By Michael Liebreich
Chairman and CEO
New Energy Finance
Last month our chief editor Angus McCrone reported on the astonishing drop in investment activity in the clean energy sector in Q1 this year, and speculated on whether the stimulus funds being launched with so much fanfare around the world would help prevent 2009 being consigned to the garbage heap.
The good news is that seven weeks into Q2 there are real signs of a thaw in financing activity. Venture capital and private equity investment remains in the doldrums – perhaps after their spending spree in the second half of 2008, managers now realise just how hard it will be to raise their next funds in the coming few years – but the quarter’s asset finance is already ahead of the figure for the whole of Q1. On the public markets, Vestas, Q-Cells, REC and SunPower have either secured, or are in the process of securing, more than $2.2bn via secondary offerings, and there has been a trickle of smaller issues. We may even see some IPO activity in the coming months, after all the NEX has bounced back nearly 70% from its low of 132 in March to clear 220 (although still down 50% on its high of 450 at the end of 2007).
The bad news, at least from a macroeconomic point of view, is that none of this has much to do with the nearly $200bn of stimulus that we have so far identified around the world as being targeted at the clean energy sector. Little if any of this money has flowed to date, and we are busily revising down our estimates of how much might hit the bank balances of the world’s clean energy technology providers and project developers in 2009. Our best estimate at this stage is between $20bn and $30bn, in no way enough to make up for the collapse in private financing activity. As a result, our best estimate for total global investment in clean energy in 2009 is for a drop of 25% to 40%, from $155bn in 2008 to somewhere between $95bn and $115bn.
To put this in perspective, total investment in 2006 – seen as one of the most extraordinary years in the history of clean energy – was $95bn. Taking a three-year step back in time is not pleasant for any industry, but we should note that the recession has knocked many other infrastructure and capital goods sectors back to 1999.
All of this raises an interesting possibility. Scroll forward to the second half of 2010. If last month’s stress tests prove right, we will have seen no more major bank failures – indeed lured by the monster spreads they can currently command, banks could well have piled back into lending in a big way. Syndications might have begun to reappear, as that wonderful thing, competition, returns to the debt markets. Copenhagen should have produced the expected fudge, packaged as a new deal for the planet. The US may have a new omnibus energy and climate change bill, ending a decade of uncertainty about its commitment to weaning its energy system off fossil fuels. Even more countries will have bedded in strong policy packages to support the growth of renewable energy. The strongest companies, having amazed the world with stunning advances in the cost of clean energy, will have bolstered their balance sheets and be snapping up their weaker rivals. Life could be looking pretty good for the clean energy sector, after a tough two years.

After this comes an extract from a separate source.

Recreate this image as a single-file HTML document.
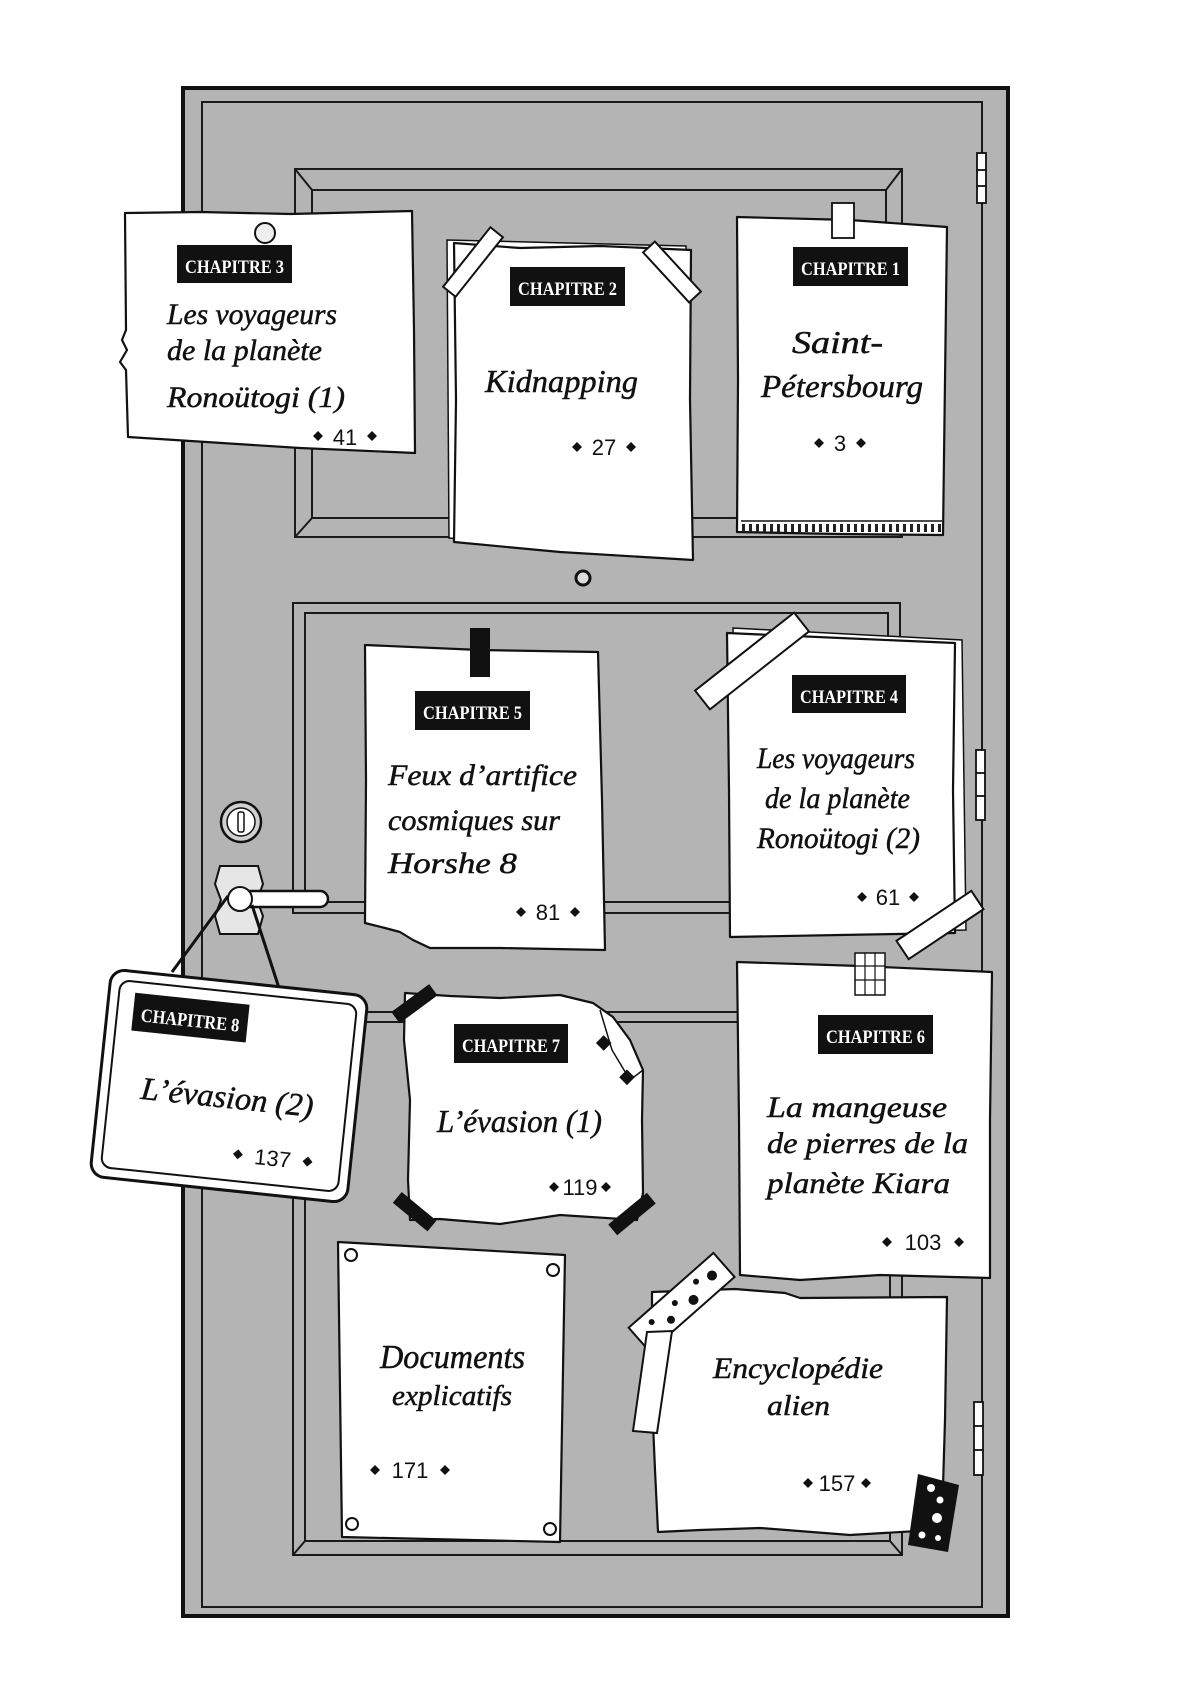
<!DOCTYPE html>
<html>
<head>
<meta charset="utf-8">
<style>
html,body{margin:0;padding:0;background:#fff;}
svg{display:block;}
.t{font-family:"Liberation Serif",serif;font-style:italic;fill:#111;stroke:#111;stroke-width:0.5;}
.lb{font-family:"Liberation Serif",serif;font-weight:bold;fill:#fff;font-size:19px;}
.n{font-family:"Liberation Sans",sans-serif;fill:#111;font-size:22px;}
.p{fill:#fff;stroke:#111;stroke-width:2.2;stroke-linejoin:round;}
.ln{fill:none;stroke:#1a1a1a;stroke-width:2;}
</style>
</head>
<body>
<svg width="1200" height="1706" viewBox="0 0 1200 1706" xmlns="http://www.w3.org/2000/svg">
<rect width="1200" height="1706" fill="#fff"/>

<!-- Door -->
<rect x="183" y="88" width="825" height="1528" fill="#b4b4b4" stroke="#111" stroke-width="4"/>
<rect x="202" y="102" width="780" height="1505" class="ln"/>

<!-- Upper panel -->
<rect x="295" y="169" width="607" height="368" class="ln"/>
<rect x="312" y="190" width="574" height="328" class="ln"/>
<line x1="295" y1="169" x2="312" y2="190" class="ln"/>
<line x1="902" y1="169" x2="886" y2="190" class="ln"/>
<line x1="295" y1="537" x2="312" y2="518" class="ln"/>
<line x1="902" y1="537" x2="886" y2="518" class="ln"/>

<!-- Middle panel -->
<rect x="293" y="603" width="607" height="310" class="ln"/>
<rect x="305" y="613" width="583" height="289" class="ln"/>

<!-- Lower panel -->
<rect x="293" y="1012" width="609" height="543" class="ln"/>
<rect x="305" y="1022" width="585" height="519" class="ln"/>
<line x1="293" y1="1555" x2="305" y2="1541" class="ln"/>
<line x1="902" y1="1555" x2="890" y2="1541" class="ln"/>

<!-- Hinges -->
<g fill="#fff" stroke="#111" stroke-width="1.8">
<rect x="977" y="153" width="9" height="50"/>
<line x1="977" y1="170" x2="986" y2="170"/><line x1="977" y1="186" x2="986" y2="186"/>
<rect x="976" y="750" width="9" height="70"/>
<line x1="976" y1="773" x2="985" y2="773"/><line x1="976" y1="796" x2="985" y2="796"/>
<rect x="974" y="1402" width="9" height="73"/>
<line x1="974" y1="1426" x2="983" y2="1426"/><line x1="974" y1="1450" x2="983" y2="1450"/>
</g>

<!-- Ring -->
<circle cx="583" cy="578" r="7" fill="#ddd" stroke="#111" stroke-width="3"/>

<!-- Keyhole escutcheon -->
<circle cx="241" cy="822" r="20" fill="#d0d0d0" stroke="#111" stroke-width="2.5"/>
<circle cx="241" cy="822" r="14" fill="#fff" stroke="#111" stroke-width="1.5"/>
<rect x="238" y="812" width="6" height="20" rx="2" fill="#fff" stroke="#111" stroke-width="1.5"/>

<!-- Handle -->
<polygon points="220,866 258,866 263,884 257,900 263,916 258,934 220,934 215,916 221,900 215,884" fill="#e6e6e6" stroke="#111" stroke-width="2"/>
<rect x="232" y="891" width="96" height="16" rx="8" fill="#fff" stroke="#111" stroke-width="2.5"/>
<circle cx="240" cy="899" r="12" fill="#fff" stroke="#111" stroke-width="2"/>

<!-- Strings -->
<line x1="228" y1="896" x2="172" y2="972" stroke="#111" stroke-width="3"/>
<line x1="252" y1="905" x2="279" y2="988" stroke="#111" stroke-width="3"/>

<!-- ===== Chapitre 3 ===== -->
<polygon class="p" points="125,213 200,212 290,214 412,211 414,330 415,453 300,448 128,437 126,370 120,362 127,350 122,340 126,330"/>
<circle cx="265" cy="233" r="10" fill="#eee" stroke="#111" stroke-width="2"/>
<rect x="177" y="245" width="115" height="38" fill="#111"/>
<text class="lb" x="185" y="273" textLength="99" lengthAdjust="spacingAndGlyphs">CHAPITRE 3</text>
<text class="t" font-size="30" x="167" y="324" textLength="170" lengthAdjust="spacingAndGlyphs">Les voyageurs</text>
<text class="t" font-size="30" x="167" y="360" textLength="155" lengthAdjust="spacingAndGlyphs">de la planète</text>
<text class="t" font-size="30" x="167" y="407" textLength="178" lengthAdjust="spacingAndGlyphs">Ronoütogi (1)</text>
<polygon points="318,431 323,436 318,441 313,436" fill="#111"/>
<polygon points="372,431 377,436 372,441 367,436" fill="#111"/>
<text class="n" x="345" y="445" text-anchor="middle">41</text>

<!-- ===== Chapitre 2 ===== -->
<polygon points="447,240 686,246 689,556 449,538" fill="#fff" stroke="#111" stroke-width="1.5"/>
<polygon class="p" points="454,243 520,248 600,246 691,250 690,400 693,560 560,552 454,542 456,400"/>
<rect x="465" y="224" width="16" height="76" fill="#fff" stroke="#111" stroke-width="2" transform="rotate(38.5 473 262)"/>
<rect x="664" y="238" width="16" height="68" fill="#fff" stroke="#111" stroke-width="2" transform="rotate(-42.6 672 272)"/>
<rect x="510" y="267" width="115" height="39" fill="#111"/>
<text class="lb" x="518" y="295" textLength="99" lengthAdjust="spacingAndGlyphs">CHAPITRE 2</text>
<text class="t" font-size="32" x="485" y="392" textLength="153" lengthAdjust="spacingAndGlyphs">Kidnapping</text>
<polygon points="577,442 582,447 577,452 572,447" fill="#111"/>
<polygon points="631,442 636,447 631,452 626,447" fill="#111"/>
<text class="n" x="604" y="455" text-anchor="middle">27</text>

<!-- ===== Chapitre 1 ===== -->
<polygon class="p" points="737,217 850,220 947,227 945,380 943,535 840,534 737,532 738,380"/>
<line x1="741" y1="521" x2="942" y2="521" stroke="#111" stroke-width="1.5"/>
<line x1="742" y1="528" x2="941" y2="528" stroke="#222" stroke-width="8" stroke-dasharray="3 4"/>
<rect x="832" y="203" width="22" height="35" fill="#fff" stroke="#111" stroke-width="1.8"/>
<rect x="793" y="247" width="115" height="39" fill="#111"/>
<text class="lb" x="801" y="275" textLength="99" lengthAdjust="spacingAndGlyphs">CHAPITRE 1</text>
<text class="t" font-size="32" x="792" y="353" textLength="91" lengthAdjust="spacingAndGlyphs">Saint-</text>
<text class="t" font-size="32" x="761" y="397" textLength="162" lengthAdjust="spacingAndGlyphs">Pétersbourg</text>
<polygon points="819,438 824,443 819,448 814,443" fill="#111"/>
<polygon points="861,438 866,443 861,448 856,443" fill="#111"/>
<text class="n" x="840" y="451" text-anchor="middle">3</text>

<!-- ===== Chapitre 5 ===== -->
<polygon class="p" points="365,645 480,650 598,652 602,800 605,950 500,948 430,948 413,940 400,932 385,928 365,923 366,780"/>
<rect x="470" y="628" width="20" height="49" fill="#111"/>
<rect x="415" y="691" width="115" height="39" fill="#111"/>
<text class="lb" x="423" y="719" textLength="99" lengthAdjust="spacingAndGlyphs">CHAPITRE 5</text>
<text class="t" font-size="30" x="388" y="785" textLength="189" lengthAdjust="spacingAndGlyphs">Feux d’artifice</text>
<text class="t" font-size="30" x="388" y="830" textLength="172" lengthAdjust="spacingAndGlyphs">cosmiques sur</text>
<text class="t" font-size="30" x="388" y="873" textLength="129" lengthAdjust="spacingAndGlyphs">Horshe 8</text>
<polygon points="521,907 526,912 521,917 516,912" fill="#111"/>
<polygon points="575,907 580,912 575,917 570,912" fill="#111"/>
<text class="n" x="548" y="920" text-anchor="middle">81</text>

<!-- ===== Chapitre 4 ===== -->
<polygon points="733,628 962,640 966,930 738,934" fill="#fff" stroke="#111" stroke-width="1.5"/>
<polygon class="p" points="727,633 840,638 955,643 953,790 955,933 840,935 730,937 729,790"/>
<rect x="740" y="598" width="24" height="126" fill="#fff" stroke="#111" stroke-width="2" transform="rotate(51.8 752 661)"/>
<rect x="929" y="880" width="22" height="90" fill="#fff" stroke="#111" stroke-width="2" transform="rotate(56.3 940 925)"/>
<rect x="792" y="675" width="114" height="38" fill="#111"/>
<text class="lb" x="800" y="703" textLength="98" lengthAdjust="spacingAndGlyphs">CHAPITRE 4</text>
<text class="t" font-size="30" x="757" y="768" textLength="158" lengthAdjust="spacingAndGlyphs">Les voyageurs</text>
<text class="t" font-size="30" x="765" y="808" textLength="145" lengthAdjust="spacingAndGlyphs">de la planète</text>
<text class="t" font-size="30" x="757" y="848" textLength="163" lengthAdjust="spacingAndGlyphs">Ronoütogi (2)</text>
<polygon points="862,892 867,897 862,902 857,897" fill="#111"/>
<polygon points="914,892 919,897 914,902 909,897" fill="#111"/>
<text class="n" x="888" y="905" text-anchor="middle">61</text>

<!-- ===== Chapitre 8 (sign) ===== -->
<g transform="rotate(6 229 1086)">
<rect x="100" y="982" width="258" height="208" rx="14" fill="#fff" stroke="#111" stroke-width="3"/>
<rect x="110" y="992" width="238" height="188" rx="10" fill="#fff" stroke="#111" stroke-width="2"/>
<rect x="126" y="1003" width="115" height="38" fill="#111"/>
<text class="lb" x="134" y="1031" textLength="99" lengthAdjust="spacingAndGlyphs">CHAPITRE 8</text>
<text class="t" font-size="32" x="142" y="1108" textLength="173" lengthAdjust="spacingAndGlyphs">L’évasion (2)</text>
<polygon points="245,1148 250,1153 245,1158 240,1153" fill="#111"/>
<polygon points="315,1148 320,1153 315,1158 310,1153" fill="#111"/>
<text class="n" x="280" y="1161" text-anchor="middle">137</text>
</g>

<!-- ===== Chapitre 7 ===== -->
<polygon class="p" points="405,993 450,996 500,998 560,995 593,1003 613,1017 630,1040 643,1070 642,1120 643,1193 637,1220 560,1215 500,1224 440,1219 410,1220 408,1180 410,1100 404,1040"/>
<path d="M600 1010 L612 1050 L630 1080 L643 1070" fill="none" stroke="#111" stroke-width="1.5"/>
<rect x="598" y="1037" width="11" height="11" fill="#111" transform="rotate(45 603 1043)"/>
<rect x="621" y="1072" width="11" height="11" fill="#111" transform="rotate(45 627 1078)"/>
<rect x="391" y="997" width="47" height="14" fill="#111" transform="rotate(-36.4 414 1004)"/>
<rect x="392" y="1205" width="45" height="14" fill="#111" transform="rotate(39.6 415 1212)"/>
<rect x="607" y="1207" width="50" height="14" fill="#111" transform="rotate(-39.4 632 1214)"/>
<rect x="454" y="1024" width="114" height="39" fill="#111"/>
<text class="lb" x="462" y="1052" textLength="98" lengthAdjust="spacingAndGlyphs">CHAPITRE 7</text>
<text class="t" font-size="32" x="437" y="1132" textLength="165" lengthAdjust="spacingAndGlyphs">L’évasion (1)</text>
<polygon points="554,1182 559,1187 554,1192 549,1187" fill="#111"/>
<polygon points="606,1182 611,1187 606,1192 601,1187" fill="#111"/>
<text class="n" x="580" y="1195" text-anchor="middle">119</text>

<!-- ===== Chapitre 6 ===== -->
<polygon class="p" points="737,962 860,966 992,972 990,1120 990,1278 880,1275 800,1280 740,1275 739,1120"/>
<rect x="855" y="953" width="30" height="42" fill="#fff" stroke="#111" stroke-width="1.5"/>
<g stroke="#111" stroke-width="1.2">
<line x1="865" y1="953" x2="865" y2="995"/><line x1="875" y1="953" x2="875" y2="995"/>
<line x1="855" y1="966" x2="885" y2="966"/><line x1="855" y1="980" x2="885" y2="980"/>
</g>
<rect x="818" y="1015" width="115" height="39" fill="#111"/>
<text class="lb" x="826" y="1043" textLength="99" lengthAdjust="spacingAndGlyphs">CHAPITRE 6</text>
<text class="t" font-size="30" x="767" y="1117" textLength="180" lengthAdjust="spacingAndGlyphs">La mangeuse</text>
<text class="t" font-size="30" x="767" y="1153" textLength="201" lengthAdjust="spacingAndGlyphs">de pierres de la</text>
<text class="t" font-size="30" x="767" y="1193" textLength="183" lengthAdjust="spacingAndGlyphs">planète Kiara</text>
<polygon points="887,1237 892,1242 887,1247 882,1242" fill="#111"/>
<polygon points="959,1237 964,1242 959,1247 954,1242" fill="#111"/>
<text class="n" x="923" y="1250" text-anchor="middle">103</text>

<!-- ===== Documents ===== -->
<polygon class="p" points="338,1242 565,1255 560,1542 342,1537"/>
<g fill="#fff" stroke="#111" stroke-width="2">
<circle cx="351" cy="1255" r="6"/><circle cx="553" cy="1270" r="6"/>
<circle cx="352" cy="1524" r="6"/><circle cx="550" cy="1529" r="6"/>
</g>
<text class="t" font-size="34" x="380" y="1368" textLength="145" lengthAdjust="spacingAndGlyphs">Documents</text>
<text class="t" font-size="28" x="392" y="1405" textLength="120" lengthAdjust="spacingAndGlyphs">explicatifs</text>
<polygon points="375,1465 380,1470 375,1475 370,1470" fill="#111"/>
<polygon points="445,1465 450,1470 445,1475 440,1470" fill="#111"/>
<text class="n" x="410" y="1478" text-anchor="middle">171</text>

<!-- ===== Encyclopédie ===== -->
<polygon class="p" points="652,1292 735,1289 785,1293 800,1298 947,1297 945,1420 942,1520 935,1530 850,1535 760,1528 700,1530 658,1532 655,1470 652,1400"/>
<g transform="rotate(48.6 682 1302)">
<rect x="666" y="1246" width="32" height="113" fill="#fff" stroke="#111" stroke-width="2"/>
<circle cx="682" cy="1262" r="5" fill="#111"/>
<circle cx="676" cy="1278" r="3" fill="#111"/>
<circle cx="688" cy="1292" r="5" fill="#111"/>
<circle cx="678" cy="1308" r="3" fill="#111"/>
<circle cx="688" cy="1322" r="4" fill="#111"/>
<circle cx="677" cy="1338" r="3" fill="#111"/>
</g>
<polygon points="647,1332 672,1331 657,1433 633,1431" fill="#fff" stroke="#111" stroke-width="2"/>
<polygon points="918,1474 959,1485 948,1552 908,1545" fill="#111"/>
<g fill="#fff">
<circle cx="931" cy="1488" r="4"/><circle cx="940" cy="1500" r="3.5"/>
<circle cx="937" cy="1518" r="5"/><circle cx="922" cy="1535" r="3.5"/><circle cx="938" cy="1538" r="3"/>
</g>
<text class="t" font-size="30" x="713" y="1378" textLength="170" lengthAdjust="spacingAndGlyphs">Encyclopédie</text>
<text class="t" font-size="28" x="767" y="1415" textLength="63" lengthAdjust="spacingAndGlyphs">alien</text>
<polygon points="808,1478 813,1483 808,1488 803,1483" fill="#111"/>
<polygon points="866,1478 871,1483 866,1488 861,1483" fill="#111"/>
<text class="n" x="837" y="1491" text-anchor="middle">157</text>

</svg>
</body>
</html>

And then the stimulus money will really start to flow. Our figures show that by mid-2010 there will still be an overhang of more than $100bn in unspent stimulus money focusing on clean energy (not including other areas of the “green” economy such as water, or rescuing SUV-makers in the hope they will start making smaller cars).
Coming on top of an underlying recovery in the sector, this looks like a recipe for another bubble. After two years of below-trend investment, we could see the reappearance of supply chain bottlenecks, soaring asset values, a return to silicon shortages and the NEX could break into new territory above its all-time high of 450.
Oh, and one other thing: despite the deepest global recession for decades, the world crude price is currently hovering around $60-a-barrel. That may be far down on its level 10 months ago, but it is two and a half times the average price during the 1990-2003 period. Meanwhile oil exploration has dropped, with the number of US oil drilling rigs in operation down some 30% in Q1 2009 compared to Q4 2008. The risk is surely that as world economic activity picks up, the markets will head straight for another oil price spike, raising interest in alternative fuels and clean energy generally.
Fanciful? It is worth remembering the reason that Keynesian economics fell out of favour during the Eighties. It’s wonderful in theory to believe that our political masters can somehow spot the economic cycles and intervene with perfect timing to smooth them out, utilising the excess capacity in a downturn to invest in valuable, productivity-enhancing assets which will be ready for use in the coming upturn. Real experience was rather different: the timing of stimuli tended to have more to do with the political than the economic cycle. In one study of Keynesian interventions in the UK, it was found in retrospect that the timings were almost diametrically opposed to the point in the cycle when they would have been helpful. And, of course, at best the interventions are attempts to pick winners, and at worst they are simply pork-barrel politics.
I am not arguing that nothing should have been done to restore confidence in the world economy during those dark days of December and January, and the first few weeks of the Obama Presidency. Some strong signals had to be sent. But it is worth reflecting that the clean energy stimuli that we are all now so happy to see may well prove strongly pro-cyclical.
If that is to be the case, then clean energy investors need to think very carefully indeed about their strategies, and particularly about the timing with which they make investments and realise exits. Don’t be surprised to see another clean energy boom starting in 2010, followed by another clean energy bust a few years later. And remember, you read it here first!